Confinement and self-organization of filamentary structures in magnetized plasmas (MDPX)

The Magnetized Dusty Plasma eXperiment (MDPX) is a unique device capable of generating steady-state magnetic fields up to 3.5 T, enabling the study of low-temperature plasmas in strongly magnetized regimes. Above 1 T, filamentary structures emerge spontaneously in radio-frequency plasmas, forming coherent, field-aligned features that disrupt uniformity in dusty plasma experiments. This work presents a systematic experimental study of filament self-organization, focusing on how spatial structure and dynamics depend on neutral gas pressure and magnetic field strength—that is, the degree of ion magnetization. Using a machine learning-based tracking framework, we extract filament trajectories and analyze key physical metrics including velocity, angular speed, radial confinement, and pairwise correlations.
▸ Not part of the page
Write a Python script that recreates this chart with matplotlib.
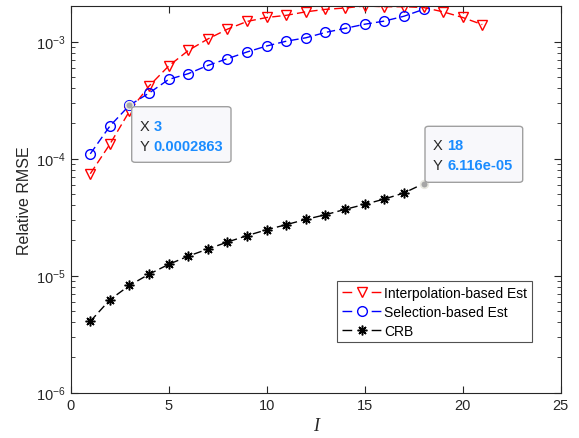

While results remain consistent with previous studies of unconfined filaments—lower pressures (higher magnetization) lead to increased turbulence, fragmentation, and morphological variability—this study finds that, under confinement, higher pressures (lower magnetization) promote more coherent, quasi-equilibrium ring-like configurations. This presentation will compare and contrast how these two observations scale with magnetic field and present initial ideas on creating a unified physical framework that describes both of these processes.